Although Google doesn’t always necessarily use the HTML lang attribute today, other search engines and browsers do. Bing is an example of a search engine that still uses the HTML lang attribute. Some programs, such as screen readers, also need to understand the language of the page. They need both the hreflang and lang attributes to match to be able to deliver the page to your visitors.

This issue can also affect your SEO and how visitors find you on the affected search engines.

How to Fix the Issue?

Fixing the mismatch between language-targeting tags and web page markup lang attributes involves ensuring that both attributes consistently specify the same language and region codes on your web pages. Here’s a step-by-step guide to address this issue:

1. Understand the Difference

  • html lang attribute: Specifies the language of the content in the HTML document.
  • hreflang attribute: Specifies the language and optionally the region of the linked resource, indicating to search engines the language and region of the target URL.

2. Identify the Mismatch

Check your webpage’s source code to identify where the mismatch occurs. Typically, it will look like this:



...
<link rel="alternate" href="https://example.com/fr/" hreflang="fr">
<link rel="alternate" href="https://example.com/de/" hreflang="de">
...

3. Match the lang and hreflang tags

Ensure that the lang attribute in your <html> tag corresponds to the appropriate language-targeting attribute values used in your alternate links.

If your website has different versions for English, French, and German, you need to set the HTML lang attribute for each version to match the markup language values in the alternate links:

For the English version:


<html lang="en">
<head>
<link rel="alternate" href="https://example.com/fr/" hreflang="fr">
<link rel="alternate" href="https://example.com/de/" hreflang="de>
<!-- other head elements -->
</head>
<body>
<!-- content -->
</body>
</html>

For the French version:


<html lang="fr">
<head>
<link rel="alternate" href="https://example.com/en/" hreflang="en">
<link rel="alternate" href="https://example.com/de/" hreflang="de>
<!-- other head elements -->
</head>
<body>
<!-- content -->
</body>
</html>

For the German version:


<html lang="de">
<head>
<link rel="alternate" href="https://example.com/en/" hreflang="en">
<link rel="alternate" href="https://example.com/fr/" hreflang="fr>
<!-- other head elements -->
</head>
<body>
<!-- content -->
</body>
</html>

4. Validate Your Changes

  • Manual Check.
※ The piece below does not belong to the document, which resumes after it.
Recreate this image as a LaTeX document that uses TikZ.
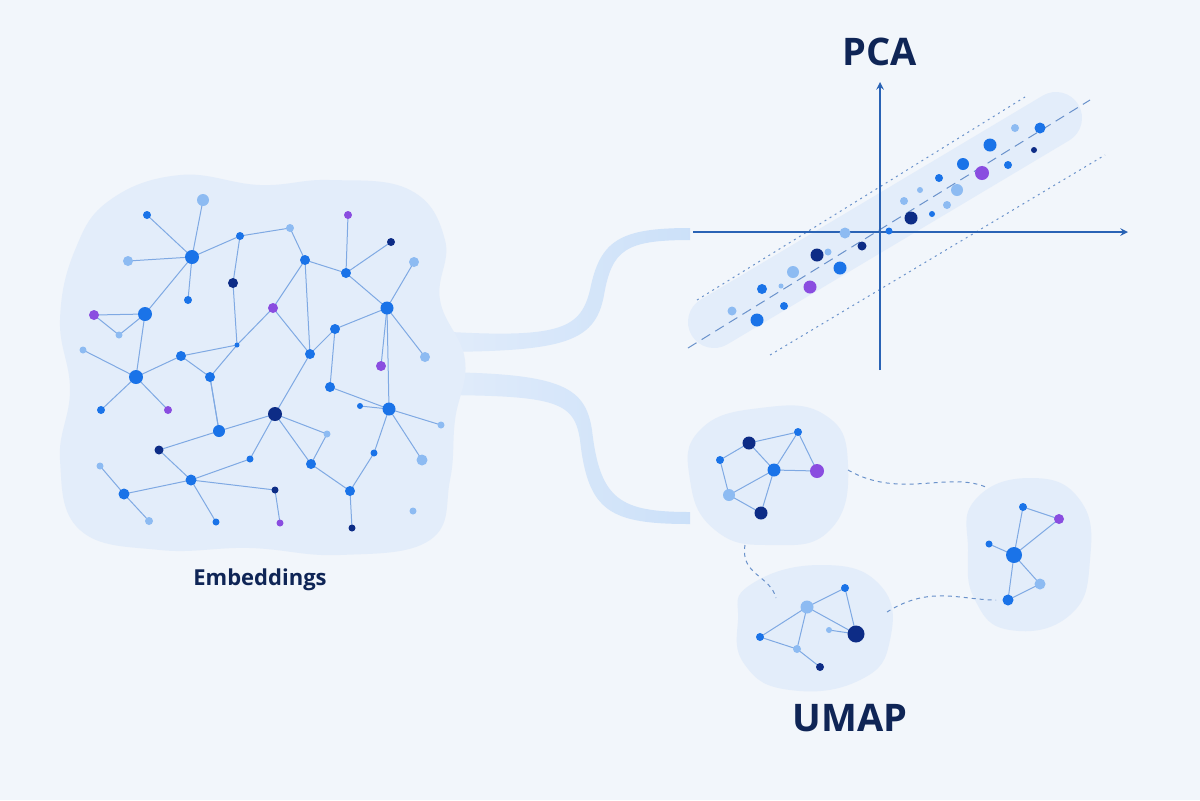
\documentclass[tikz,border=0pt]{standalone}
\usepackage{fontspec}
\setmainfont{Open Sans}
\begin{document}
\definecolor{bg}{HTML}{F2F6FB}
\definecolor{blobc}{HTML}{E3EDFA}
\definecolor{cB}{HTML}{1A73E8}
\definecolor{cL}{HTML}{8DBBF2}
\definecolor{cD}{HTML}{0D2C86}
\definecolor{cP}{HTML}{8A4DE0}
\definecolor{edge}{HTML}{7FA9E3}
\definecolor{axis}{HTML}{2A63B5}
\definecolor{txt}{HTML}{0F2556}
\begin{tikzpicture}[x=0.5pt,y=-0.5pt,
  dot/.style={circle,inner sep=0pt,draw=none},
  B/.style={dot,fill=cB,minimum size=#1},
  L/.style={dot,fill=cL,minimum size=#1},
  D/.style={dot,fill=cD,minimum size=#1},
  P/.style={dot,fill=cP,minimum size=#1},
  ed/.style={draw=edge,line width=0.5pt},
  dashc/.style={draw=axis!70,dash pattern=on 2pt off 2pt,line width=0.5pt},
  title/.style={text=txt,font=\bfseries\fontsize{19}{22}\selectfont},
  blob/.style={fill=blobc}]
\fill[bg] (0,0) rectangle (1200,800);
\useasboundingbox (0,0) rectangle (1200,800);
% funnels
\shade[left color=blobc,right color=cL!45] (420,330) .. controls (560,340) and (580,330) .. (590,290) .. controls (600,240) and (620,228) .. (690,228) -- (690,240) .. controls (625,240) and (612,250) .. (604,295) .. controls (595,345) and (560,352) .. (420,352) -- cycle;
\shade[left color=blobc,right color=cL!45] (420,372) .. controls (560,372) and (585,385) .. (592,430) .. controls (600,500) and (620,512) .. (690,512) -- (690,524) .. controls (610,524) and (588,512) .. (580,440) .. controls (574,400) and (555,395) .. (420,395) -- cycle;
% big blob
\fill[blob] plot[smooth cycle,tension=0.7] coordinates {(110,200) (180,175) (260,185) (330,180) (410,190) (445,240) (440,300) (465,360) (455,420) (450,480) (430,540) (340,555) (250,548) (160,550) (80,530) (60,460) (70,390) (60,320) (75,250)};
% network
\foreach \n/\s/\x/\y in {
1/B/147/215, 2/L/203/200, 3/B/192/257, 4/L/128/261, 5/B/240/236, 6/L/290/228, 7/P/348/215, 8/D/391/242,
9/D/233/283, 10/B/188/300, 11/B/145/314, 12/P/94/315, 13/L/119/335, 14/L/83/350, 15/B/305/260, 16/B/346/273,
17/L/414/262, 18/P/273/308, 19/B/237/345, 20/B/181/356, 21/B/136/377, 22/B/210/377, 23/B/335/329, 24/B/387/308,
25/B/310/354, 26/L/425/357, 27/P/381/366, 28/B/101/410, 29/P/168/410, 30/B/219/431, 31/D/275/414, 32/B/330/387,
33/B/360/406, 34/B/389/409, 35/L/441/425, 36/L/327/434, 37/D/159/450, 38/L/100/466, 39/B/250/459, 40/B/311/464,
41/B/374/453, 42/L/422/460, 43/B/124/494, 44/B/191/480, 45/D/275/490, 46/B/350/491, 47/L/149/521, 48/B/216/522,
49/P/280/523, 50/D/352/528, 51/L/413/511}
  \coordinate (n\n) at (\x,\y);
\foreach \a/\b in {1/3,2/3,4/3,3/5,3/11,3/10,5/6,6/15,7/16,15/16,8/16,16/24,17/24,15/18,11/12,11/13,11/21,14/21,21/20,21/28,21/29,20/22,9/19,19/22,19/18,20/19,22/30,18/25,15/25,25/23,23/24,24/27,24/26,24/34,23/32,25/31,31/30,31/36,31/39,31/40,30/37,37/44,44/43,43/38,43/47,44/48,44/45,44/39,40/46,46/50,46/41,34/33,34/35,34/42,34/41,32/34,45/49,30/22,9/5,12/13,40/36}
  \draw[ed] (n\a) -- (n\b);
\foreach \n/\s/\d in {1/B/8,2/L/12,3/B/14,4/L/10,5/B/8,6/L/8,7/P/8,8/D/8,9/D/10,10/B/8,11/B/14,12/P/10,13/L/7,14/L/7,15/B/10,16/B/10,17/L/10,18/P/10,19/B/5,20/B/10,21/B/14,22/B/10,23/B/10,24/B/13,25/B/10,26/L/10,27/P/10,28/B/8,29/P/8,30/B/12,31/D/14,32/B/10,33/B/6,34/B/13,35/L/7,36/L/7,37/D/9,38/L/7,39/B/7,40/B/10,41/B/7,42/L/11,43/B/11,44/B/11,45/D/7,46/B/10,47/L/8,48/B/7,49/P/7,50/D/7,51/L/7}
  \node[\s=\d*0.5pt] (m\n) at (n\n) {};
\node[text=txt,font=\bfseries\fontsize{11}{13}\selectfont] (emb) at (260,580) {Embeddings};
% PCA
\coordinate (bA) at (714,322); \coordinate (bB) at (1056,118);
\draw[blobc,line width=26pt,line cap=round] (bA) -- (bB);
\coordinate (d1) at (697,300); \coordinate (d2) at (1025,97);
\coordinate (d3) at (770,355); \coordinate (d4) at (1105,155);
\coordinate (c1) at (688,348); \coordinate (c2) at (1090,100);
\draw[dashc,dash pattern=on 1pt off 2pt] (d1) -- (d2);
\draw[dashc,dash pattern=on 1pt off 2pt] (d3) -- (d4);
\draw[dashc,dash pattern=on 5pt off 3pt] (c1) -- (c2);
\coordinate (ya) at (880,370); \coordinate (yb) at (880,82);
\coordinate (xa) at (693,232); \coordinate (xb) at (1128,232);
\draw[axis,line width=0.7pt,-stealth] (ya) -- (yb);
\draw[axis,line width=0.7pt,-stealth] (xa) -- (xb);
\foreach \s/\x/\y/\d [count=\i] in {L/732/311/9,B/757/320/13,B/762/289/10,L/781/286/5,B/784/306/8,L/793/272/12,P/810/287/13,D/817/255/13,B/840/268/13,L/828/252/7,L/845/233/11,D/862/246/9,B/889/231/7,L/904/201/8,D/911/218/13,L/920/190/6,B/932/214/6,B/939/178/8,L/947/205/8,L/957/190/12,B/963/164/12,P/982/173/14,B/990/145/13,B/1008/165/8,L/1015/128/8,B/1040/128/11,D/1034/150/6}
  \node[\s=\d*0.5pt] (p\i) at (\x,\y) {};
\node[title] (pca) at (880,52) {PCA};
% UMAP blobs
\fill[blob] plot[smooth cycle,tension=0.8] coordinates {(700,430) (760,408) (825,415) (848,465) (830,530) (770,545) (715,530) (690,480)};
\fill[blob] plot[smooth cycle,tension=0.8] coordinates {(750,585) (820,565) (880,585) (890,640) (860,680) (790,690) (745,665) (738,620)};
\fill[blob] plot[smooth cycle,tension=0.8] coordinates {(975,500) (1030,478) (1080,500) (1090,560) (1070,615) (1010,630) (975,600) (968,550)};
\coordinate (k1) at (848,470); \coordinate (k2) at (988,488);
\coordinate (k3) at (745,545); \coordinate (k4) at (776,598);
\coordinate (k5) at (887,612); \coordinate (k6) at (996,600);
\draw[dashc] (k1) .. controls (900,500) and (950,470) .. (k2);
\draw[dashc] (k3) .. controls (740,575) and (770,575) .. (k4);
\draw[dashc] (k5) .. controls (930,585) and (960,600) .. (k6);
\foreach \n/\s/\x/\y/\d in {a1/B/720/460/8,a2/D/749/443/13,a3/B/774/470/13,a4/L/729/495/12,a5/D/761/513/13,a6/B/798/432/8,a7/P/817/471/14,
 b1/B/845/588/8,b2/L/807/607/13,b3/B/760/637/8,b4/L/797/649/8,b5/L/829/630/6,b6/D/856/634/17,b7/D/820/667/8,
 c1/B/1023/507/8,c2/P/1059/519/10,c3/B/989/544/7,c4/B/1014/555/16,c5/L/1040/584/11,c6/B/1008/600/11}
  \coordinate (\n) at (\x,\y);
\foreach \a/\b in {a1/a2,a1/a4,a2/a3,a2/a6,a3/a6,a3/a7,a6/a7,a3/a4,a3/a5,a4/a5,
 b1/b6,b2/b1,b2/b3,b2/b4,b2/b6,b3/b4,b4/b7,b5/b6,
 c1/c4,c1/c2,c4/c2,c3/c4,c4/c5,c4/c6,c6/c5}
  \draw[ed] (\a) -- (\b);
\foreach \n/\s/\x/\y/\d in {a1/B/720/460/8,a2/D/749/443/13,a3/B/774/470/13,a4/L/729/495/12,a5/D/761/513/13,a6/B/798/432/8,a7/P/817/471/14,
 b1/B/845/588/8,b2/L/807/607/13,b3/B/760/637/8,b4/L/797/649/8,b5/L/829/630/6,b6/D/856/634/17,b7/D/820/667/8,
 c1/B/1023/507/8,c2/P/1059/519/10,c3/B/989/544/7,c4/B/1014/555/16,c5/L/1040/584/11,c6/B/1008/600/11}
  \node[\s=\d*0.5pt] (u\n) at (\n) {};
\node[title] (umap) at (850,718) {UMAP};
\end{tikzpicture}
\end{document}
Manually inspect the web page markup source code of your pages to ensure the lang and language-targeting attributes match as required.
  • Tools and Validators. Use tools such as Google’s Search Console, and Sitechecker to verify that the hreflang and html lang attributes are correctly implemented and matched.

5. Common Mistakes to Avoid

  1. Incorrect Language Codes. Ensure that you are using the correct ISO 639-1 language codes (e.g., en for English, fr for French).
  2. Incorrect Region Codes. If specifying regions, ensure they follow the correct format (e.g., en-US for American English, en-GB for British English).
  3. Omitting Alternate Links. Ensure every language/region version of your site includes alternate links for all other versions.

By following these steps, you can ensure that the lang attribute and hreflang attributes are correctly matched, improving your site’s SEO and usability for different language audiences.